Pasalnya, jelas Jokowi, bila terus membeli barang impor berarti memberikan pekerjaan kepada negara lain. Sedangkan, katanya, uang yang digunakan adalah uang rakyat. Jokowi pun kembali membawa-bawa kata bodoh.

“Pekerjaan ada di sana, bukan di sini. Coba kita belokkan semuanya ke sini. Barang yang kita beli barang dalam negeri, berarti akan ada investasi, berarti membuka lapangan pekerjaan. Tadi sudah dihitung bisa membuka 2 juta lapangan pekerjaan. Kalau ini tidak dilakukan, sekali lagi, bodoh banget kita ini,” ujar Jokowi yang disambut tepuk tangan peserta kegiatan.

60% Pasar Global Impor Barang Ini Dari Indonesia

Indonesia surga impor

Dengan populasi yang begitu besar, Indonesia telah menjadi surga bagi para produk impor. Setelah kemerdekaan, produk luar negeri telah mulai muncul di Indonesia. Pada 1950 an, barang-barang impor itu datang memenuhi kebutuhan rumah tangga dan perkantoran.

Firman Lubis dalam bukunya Jakarta 1950 - 1970 (2018) menulis sejak 1950 an, lemari es sudah dikenal di Jakarta. Mesin pendingin itu produksi dari General Electric merek Frigidaire asal dari Amerika Serikat.

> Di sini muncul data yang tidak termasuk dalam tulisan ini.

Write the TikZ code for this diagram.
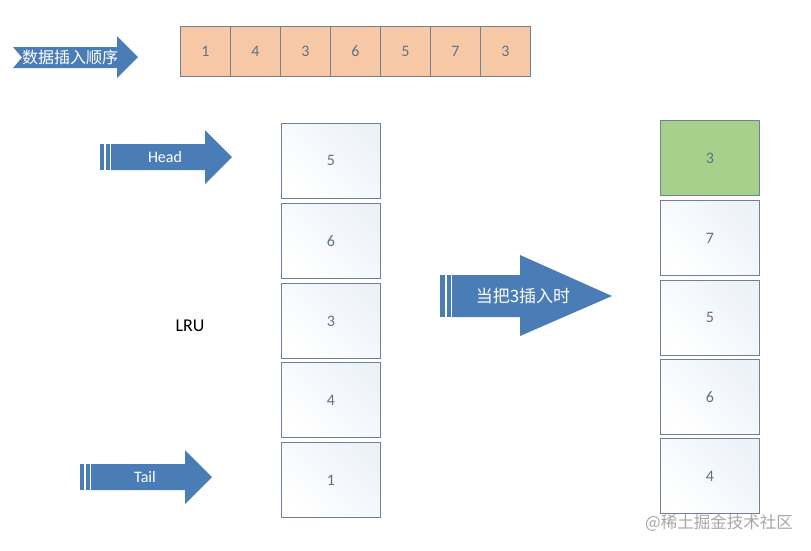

Dirinya juga sudah menyaksikan radio berbentuk kotak berukuran besar yang menggunakan tenaga listrik. Produk ini diimpor dari Belanda, Jerman, dan Amerika Serikat. Jalan-jalan di Jakarta pada era 1950 an juga hilir mudik mobil-mobil buatan Amerika Serikat dan Inggris.

“Paling banyak adalah buatan Amerika Serikat, seperti Ford, Chevrolet, Dodge, Chrysler, Studebaker, Oldsmobile, dan Buick,” tulis Firman.

Tidak hanya buatan AS, namun juga ada buatan Inggris, antara lain merek Austin, Morris, dan Land Rover. Ada pula buatan Italia merek Fiat, serta dari Jerman dengan merk Volkswagen dan Opel.

“Mobil buatan Jepang mulai merajalela pada masa Orde Baru, akhir 1960-an, dan berbagai produk barang made in Japan lainnya,” kata Firman.

Kampanye cintai produk-produk lokal

Pada masa pemerintahan Presiden Soekarno, semangat cinta produk dalam negeri terus didengungkan melalui konsep berdikari - berdiri di atas kaki sendiri –. Dalam setiap perjalanan ke daerah-daerah, Bung Karno terus mengingatkan tentang hal ini.

Bung Karno menjelaskan bahwa bila ada sebuah negara yang makmur, tetapi hidup dari pertolongan atau bantuan dari negara lain, negara itu suatu saat akan hancur lebur ketika tidak menerima bantuan lagi.

Karena itulah, Bung Karno menganjurkan rakyat Indonesia bisa menolong diri sendiri, berdiri di atas kaki sendiri, dan terus bergantung kepada tenaga sendiri. Berulang kali, bila Soekarno berpidato, dirinya terus mengulang-ulang konsep berdikari.

“Berdikari, percaya kepada kekuatan sendiri, tidak mengemis-ngemis,” kata Bung Karno, seperti ditulis ajudannya Mangil Martowidjojo di buku Kesaksian tentang Bung Karno 1945-1967 yang disadur dari Alinea.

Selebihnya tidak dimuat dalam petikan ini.